Fitzgerald, Light A Match And Let It Burn Slowly (2024)

Posted July 16th, 2004 by admin

Fitzgerald
Light A Match And Let It Burn Slowly
2024
By: Eric Greenwood

Most of the time it's easy to guess what genre an album is just by glancing at the artwork. This is, admittedly, a pretty shallow practice, but it's a knee-jerk reaction, deeply imbedded in my brain. I've always done it, and I always will. I think the fact that I'm pretty good at it perpetuates the problem. Well, Fitzgerald threw me off track, slightly. I had it so pegged for emo punk, perhaps, because of visions of Gatsby's American Dream running through my head (you know, with the Fitzgerald reference and all), but it turns out that it's actually emo folk. D'oh! Silly me.

Fitzgerald's brand of folk is fairly straightforward. It's a male/female duo with interweaving vocal melodies set against a tight acoustic backdrop. The level of experimentation is limited, although the duo does incorporate cello and "sampled submarine sonar" into its mawkish pop constructs. Fitzgerald's open-faced honestly leaves little to the imagination. The vocals are all clearly enunciated, even dramatically so. The lyrics mine the politics of personal struggle, "ranging from the jubilant to the defeated, from darkness to dawn and back again." Uh, ok. Just as you'd expect from a pair that moved to India "to do intense humanitarian work."
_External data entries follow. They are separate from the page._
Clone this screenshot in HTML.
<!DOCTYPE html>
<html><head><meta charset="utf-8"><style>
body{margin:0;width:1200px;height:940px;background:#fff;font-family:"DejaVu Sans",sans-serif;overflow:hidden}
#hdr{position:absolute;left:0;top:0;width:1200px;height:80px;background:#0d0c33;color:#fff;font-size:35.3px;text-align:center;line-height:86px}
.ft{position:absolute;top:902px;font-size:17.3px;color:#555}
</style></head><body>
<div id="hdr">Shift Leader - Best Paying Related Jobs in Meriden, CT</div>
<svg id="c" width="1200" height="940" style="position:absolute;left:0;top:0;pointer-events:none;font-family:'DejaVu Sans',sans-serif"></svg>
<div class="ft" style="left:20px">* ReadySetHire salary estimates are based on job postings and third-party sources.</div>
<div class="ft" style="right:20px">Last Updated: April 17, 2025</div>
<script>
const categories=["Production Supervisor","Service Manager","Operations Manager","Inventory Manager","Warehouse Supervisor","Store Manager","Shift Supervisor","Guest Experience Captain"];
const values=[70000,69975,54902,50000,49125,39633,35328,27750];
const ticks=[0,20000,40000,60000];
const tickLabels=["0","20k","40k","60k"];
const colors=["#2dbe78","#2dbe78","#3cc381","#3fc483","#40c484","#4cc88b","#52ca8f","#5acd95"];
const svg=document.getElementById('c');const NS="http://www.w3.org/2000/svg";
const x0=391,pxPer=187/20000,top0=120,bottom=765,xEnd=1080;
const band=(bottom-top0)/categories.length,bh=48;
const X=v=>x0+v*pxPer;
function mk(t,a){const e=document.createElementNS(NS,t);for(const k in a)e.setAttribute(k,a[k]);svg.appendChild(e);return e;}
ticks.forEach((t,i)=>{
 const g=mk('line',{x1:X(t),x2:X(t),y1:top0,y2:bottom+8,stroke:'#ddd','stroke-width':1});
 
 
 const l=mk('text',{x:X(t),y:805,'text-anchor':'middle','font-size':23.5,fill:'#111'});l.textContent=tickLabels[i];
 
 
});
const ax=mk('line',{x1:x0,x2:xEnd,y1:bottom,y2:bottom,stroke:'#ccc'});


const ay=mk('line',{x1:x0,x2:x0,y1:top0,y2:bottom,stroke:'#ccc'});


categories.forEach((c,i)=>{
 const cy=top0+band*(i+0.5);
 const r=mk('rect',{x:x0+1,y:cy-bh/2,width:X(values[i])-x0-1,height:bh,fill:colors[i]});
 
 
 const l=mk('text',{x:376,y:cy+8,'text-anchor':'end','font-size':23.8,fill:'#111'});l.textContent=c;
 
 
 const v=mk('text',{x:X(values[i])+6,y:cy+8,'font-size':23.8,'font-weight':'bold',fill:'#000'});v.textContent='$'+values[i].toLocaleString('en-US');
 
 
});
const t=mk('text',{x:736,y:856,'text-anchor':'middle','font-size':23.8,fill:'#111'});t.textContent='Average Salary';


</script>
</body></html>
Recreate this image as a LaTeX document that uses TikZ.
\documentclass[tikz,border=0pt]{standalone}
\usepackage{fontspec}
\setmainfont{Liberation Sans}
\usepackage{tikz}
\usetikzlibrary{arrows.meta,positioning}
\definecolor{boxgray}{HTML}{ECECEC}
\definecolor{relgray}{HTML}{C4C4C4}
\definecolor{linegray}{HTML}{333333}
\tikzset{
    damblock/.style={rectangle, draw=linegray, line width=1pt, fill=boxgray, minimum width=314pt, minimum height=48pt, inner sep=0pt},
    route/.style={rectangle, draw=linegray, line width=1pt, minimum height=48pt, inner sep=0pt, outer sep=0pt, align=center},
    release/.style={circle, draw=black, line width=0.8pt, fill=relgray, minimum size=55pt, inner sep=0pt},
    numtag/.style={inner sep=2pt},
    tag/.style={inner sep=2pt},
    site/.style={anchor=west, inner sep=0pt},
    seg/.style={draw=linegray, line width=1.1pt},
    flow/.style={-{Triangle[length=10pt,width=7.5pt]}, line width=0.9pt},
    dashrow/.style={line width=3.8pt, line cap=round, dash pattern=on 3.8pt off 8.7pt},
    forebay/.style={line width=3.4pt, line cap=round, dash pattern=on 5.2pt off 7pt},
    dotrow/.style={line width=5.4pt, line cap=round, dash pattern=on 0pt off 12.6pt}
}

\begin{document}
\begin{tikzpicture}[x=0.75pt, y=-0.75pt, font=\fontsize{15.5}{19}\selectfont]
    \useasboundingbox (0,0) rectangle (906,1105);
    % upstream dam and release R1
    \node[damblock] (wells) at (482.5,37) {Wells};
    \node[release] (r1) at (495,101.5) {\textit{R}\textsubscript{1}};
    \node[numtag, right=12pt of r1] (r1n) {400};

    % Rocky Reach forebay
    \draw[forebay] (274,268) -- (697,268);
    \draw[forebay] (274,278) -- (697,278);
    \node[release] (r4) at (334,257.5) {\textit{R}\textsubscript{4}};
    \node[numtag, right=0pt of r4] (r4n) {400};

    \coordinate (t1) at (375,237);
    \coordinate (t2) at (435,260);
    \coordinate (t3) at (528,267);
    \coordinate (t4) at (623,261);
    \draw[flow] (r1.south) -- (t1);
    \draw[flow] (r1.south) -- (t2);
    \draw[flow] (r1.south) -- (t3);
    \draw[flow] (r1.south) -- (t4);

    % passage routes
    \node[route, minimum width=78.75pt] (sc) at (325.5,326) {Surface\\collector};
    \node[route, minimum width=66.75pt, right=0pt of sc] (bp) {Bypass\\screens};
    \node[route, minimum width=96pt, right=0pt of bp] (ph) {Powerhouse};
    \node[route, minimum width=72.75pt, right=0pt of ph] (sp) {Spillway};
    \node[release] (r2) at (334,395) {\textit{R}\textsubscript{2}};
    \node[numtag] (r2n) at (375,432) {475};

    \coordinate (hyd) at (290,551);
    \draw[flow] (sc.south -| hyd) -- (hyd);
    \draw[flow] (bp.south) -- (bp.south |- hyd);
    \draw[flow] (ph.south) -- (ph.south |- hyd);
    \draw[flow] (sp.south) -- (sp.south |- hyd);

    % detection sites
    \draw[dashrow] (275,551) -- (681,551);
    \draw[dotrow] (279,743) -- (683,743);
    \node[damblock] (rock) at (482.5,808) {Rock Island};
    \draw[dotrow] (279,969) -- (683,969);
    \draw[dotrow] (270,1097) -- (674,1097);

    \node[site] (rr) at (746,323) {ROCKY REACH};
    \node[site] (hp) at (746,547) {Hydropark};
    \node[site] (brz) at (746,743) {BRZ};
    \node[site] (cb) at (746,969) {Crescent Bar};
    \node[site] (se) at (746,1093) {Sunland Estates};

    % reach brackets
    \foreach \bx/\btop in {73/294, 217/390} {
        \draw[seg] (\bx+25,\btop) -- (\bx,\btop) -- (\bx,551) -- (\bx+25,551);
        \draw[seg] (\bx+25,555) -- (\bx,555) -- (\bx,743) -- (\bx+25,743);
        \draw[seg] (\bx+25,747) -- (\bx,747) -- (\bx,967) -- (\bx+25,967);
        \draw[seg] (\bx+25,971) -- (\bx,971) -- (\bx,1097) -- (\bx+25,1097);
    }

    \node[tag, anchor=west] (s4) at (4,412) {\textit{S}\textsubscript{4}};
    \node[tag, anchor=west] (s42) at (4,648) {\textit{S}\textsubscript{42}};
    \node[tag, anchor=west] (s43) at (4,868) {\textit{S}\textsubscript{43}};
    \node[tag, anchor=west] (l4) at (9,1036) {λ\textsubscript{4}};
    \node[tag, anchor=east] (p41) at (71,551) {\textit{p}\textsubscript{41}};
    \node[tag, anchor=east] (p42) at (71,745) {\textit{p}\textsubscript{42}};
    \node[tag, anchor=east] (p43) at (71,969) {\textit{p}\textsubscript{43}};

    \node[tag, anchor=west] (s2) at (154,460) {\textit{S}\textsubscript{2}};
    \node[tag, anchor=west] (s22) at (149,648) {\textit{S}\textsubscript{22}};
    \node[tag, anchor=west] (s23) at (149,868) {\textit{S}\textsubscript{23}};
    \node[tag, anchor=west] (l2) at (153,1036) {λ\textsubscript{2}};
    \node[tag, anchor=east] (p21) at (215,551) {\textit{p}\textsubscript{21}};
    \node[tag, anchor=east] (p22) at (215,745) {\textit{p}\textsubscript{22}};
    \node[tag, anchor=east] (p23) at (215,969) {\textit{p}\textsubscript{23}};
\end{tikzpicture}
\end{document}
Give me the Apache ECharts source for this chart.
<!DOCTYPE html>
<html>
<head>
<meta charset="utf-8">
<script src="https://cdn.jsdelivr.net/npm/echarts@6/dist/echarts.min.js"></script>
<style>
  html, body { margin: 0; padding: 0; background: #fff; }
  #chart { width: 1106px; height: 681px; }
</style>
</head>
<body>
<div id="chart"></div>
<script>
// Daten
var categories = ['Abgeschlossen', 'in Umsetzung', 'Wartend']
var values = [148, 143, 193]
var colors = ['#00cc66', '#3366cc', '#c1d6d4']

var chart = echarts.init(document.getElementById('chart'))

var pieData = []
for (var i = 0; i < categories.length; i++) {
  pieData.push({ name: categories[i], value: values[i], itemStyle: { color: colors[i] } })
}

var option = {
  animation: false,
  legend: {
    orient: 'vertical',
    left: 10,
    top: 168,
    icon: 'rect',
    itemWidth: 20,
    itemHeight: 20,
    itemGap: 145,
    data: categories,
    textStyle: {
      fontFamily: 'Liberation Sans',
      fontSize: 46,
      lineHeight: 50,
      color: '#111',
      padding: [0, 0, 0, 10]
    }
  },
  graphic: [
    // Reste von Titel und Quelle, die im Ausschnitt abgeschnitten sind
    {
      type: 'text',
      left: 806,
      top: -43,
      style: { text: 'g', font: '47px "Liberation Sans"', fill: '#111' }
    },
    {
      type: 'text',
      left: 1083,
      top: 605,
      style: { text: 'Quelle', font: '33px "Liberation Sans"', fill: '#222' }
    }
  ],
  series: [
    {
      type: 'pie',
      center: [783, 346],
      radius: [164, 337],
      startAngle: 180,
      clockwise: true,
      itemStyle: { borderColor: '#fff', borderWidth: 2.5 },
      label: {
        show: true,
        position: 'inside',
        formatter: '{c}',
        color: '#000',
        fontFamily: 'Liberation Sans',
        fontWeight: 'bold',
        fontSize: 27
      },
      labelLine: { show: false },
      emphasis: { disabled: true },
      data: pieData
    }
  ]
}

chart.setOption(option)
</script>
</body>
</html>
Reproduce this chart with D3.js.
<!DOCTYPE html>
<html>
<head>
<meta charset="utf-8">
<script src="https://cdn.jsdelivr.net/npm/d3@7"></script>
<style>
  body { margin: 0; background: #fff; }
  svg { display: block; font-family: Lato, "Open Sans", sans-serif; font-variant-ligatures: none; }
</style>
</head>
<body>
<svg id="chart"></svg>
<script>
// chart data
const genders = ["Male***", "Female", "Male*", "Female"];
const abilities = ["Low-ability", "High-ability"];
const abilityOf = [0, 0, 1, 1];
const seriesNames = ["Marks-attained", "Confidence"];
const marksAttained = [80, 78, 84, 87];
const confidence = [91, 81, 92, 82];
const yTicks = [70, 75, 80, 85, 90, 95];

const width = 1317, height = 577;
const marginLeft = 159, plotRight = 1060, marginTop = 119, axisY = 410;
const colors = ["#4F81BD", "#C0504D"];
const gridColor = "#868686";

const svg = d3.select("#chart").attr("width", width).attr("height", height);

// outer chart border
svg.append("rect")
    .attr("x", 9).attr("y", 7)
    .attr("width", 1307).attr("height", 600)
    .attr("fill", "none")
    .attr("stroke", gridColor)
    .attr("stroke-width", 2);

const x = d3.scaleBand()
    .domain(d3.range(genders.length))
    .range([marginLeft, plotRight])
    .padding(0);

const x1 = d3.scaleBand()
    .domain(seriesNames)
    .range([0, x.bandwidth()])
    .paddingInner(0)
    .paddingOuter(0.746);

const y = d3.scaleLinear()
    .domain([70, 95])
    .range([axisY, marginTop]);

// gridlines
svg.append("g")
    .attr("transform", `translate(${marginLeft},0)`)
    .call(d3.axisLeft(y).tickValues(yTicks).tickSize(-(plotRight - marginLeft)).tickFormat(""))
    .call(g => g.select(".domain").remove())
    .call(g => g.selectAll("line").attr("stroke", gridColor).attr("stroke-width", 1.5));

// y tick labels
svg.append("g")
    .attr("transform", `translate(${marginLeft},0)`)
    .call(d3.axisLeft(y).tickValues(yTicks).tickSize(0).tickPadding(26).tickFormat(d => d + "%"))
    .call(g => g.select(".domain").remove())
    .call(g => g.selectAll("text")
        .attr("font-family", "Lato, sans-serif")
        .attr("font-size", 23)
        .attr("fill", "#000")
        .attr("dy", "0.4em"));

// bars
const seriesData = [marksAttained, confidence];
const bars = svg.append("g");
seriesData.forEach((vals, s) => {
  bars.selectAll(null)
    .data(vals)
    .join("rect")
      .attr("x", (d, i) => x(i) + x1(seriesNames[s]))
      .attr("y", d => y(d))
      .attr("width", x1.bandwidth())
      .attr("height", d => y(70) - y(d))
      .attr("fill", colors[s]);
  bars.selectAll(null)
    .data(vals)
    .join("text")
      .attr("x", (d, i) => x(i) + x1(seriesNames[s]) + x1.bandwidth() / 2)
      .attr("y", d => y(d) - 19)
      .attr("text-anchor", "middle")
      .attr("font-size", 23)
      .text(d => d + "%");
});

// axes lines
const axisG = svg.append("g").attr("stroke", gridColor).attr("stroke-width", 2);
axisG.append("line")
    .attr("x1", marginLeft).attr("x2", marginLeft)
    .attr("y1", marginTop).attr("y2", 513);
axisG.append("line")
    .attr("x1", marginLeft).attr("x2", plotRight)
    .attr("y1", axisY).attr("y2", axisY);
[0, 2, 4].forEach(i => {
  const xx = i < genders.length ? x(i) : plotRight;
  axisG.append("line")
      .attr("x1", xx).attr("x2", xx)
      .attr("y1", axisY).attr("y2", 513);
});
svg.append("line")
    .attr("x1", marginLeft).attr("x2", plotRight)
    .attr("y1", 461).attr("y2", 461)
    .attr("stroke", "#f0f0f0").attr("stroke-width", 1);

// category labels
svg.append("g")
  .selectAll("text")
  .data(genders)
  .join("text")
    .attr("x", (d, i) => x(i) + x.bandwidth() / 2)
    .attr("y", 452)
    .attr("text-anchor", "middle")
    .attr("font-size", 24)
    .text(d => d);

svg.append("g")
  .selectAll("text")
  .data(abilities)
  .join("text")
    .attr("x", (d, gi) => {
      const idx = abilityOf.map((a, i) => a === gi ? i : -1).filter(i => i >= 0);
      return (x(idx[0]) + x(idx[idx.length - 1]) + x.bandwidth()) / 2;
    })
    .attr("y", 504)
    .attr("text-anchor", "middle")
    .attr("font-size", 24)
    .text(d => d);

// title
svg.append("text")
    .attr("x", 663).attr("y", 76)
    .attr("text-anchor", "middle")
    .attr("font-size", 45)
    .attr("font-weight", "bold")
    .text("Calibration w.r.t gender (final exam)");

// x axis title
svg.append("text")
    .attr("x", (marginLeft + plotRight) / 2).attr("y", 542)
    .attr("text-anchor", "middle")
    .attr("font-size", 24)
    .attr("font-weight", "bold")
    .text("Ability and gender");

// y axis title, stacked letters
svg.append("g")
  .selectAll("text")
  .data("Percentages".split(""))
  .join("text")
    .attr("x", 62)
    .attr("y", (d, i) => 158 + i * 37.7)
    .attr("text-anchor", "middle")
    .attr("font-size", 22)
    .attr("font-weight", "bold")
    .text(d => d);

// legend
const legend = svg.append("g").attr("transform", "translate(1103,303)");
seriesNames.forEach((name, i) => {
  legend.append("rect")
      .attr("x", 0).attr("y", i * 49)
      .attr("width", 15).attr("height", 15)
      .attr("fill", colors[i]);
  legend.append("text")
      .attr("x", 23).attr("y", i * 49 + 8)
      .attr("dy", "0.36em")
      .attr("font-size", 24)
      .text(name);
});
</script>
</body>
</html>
The crisp production and creative guitar lines hold my interest just until the vocals come in every time, and then it's right on to the next track. Fitzgerald makes the likes of Ida or even Damon and Naomi seem positively groundbreaking in terms of artistry. There is an audience for this, however. It just happens to be inside of a pretentious coffee shop in the Northwest filled with bearded freaks donning skullcaps and wooly coats. A coffee shop that I would never enter on purpose.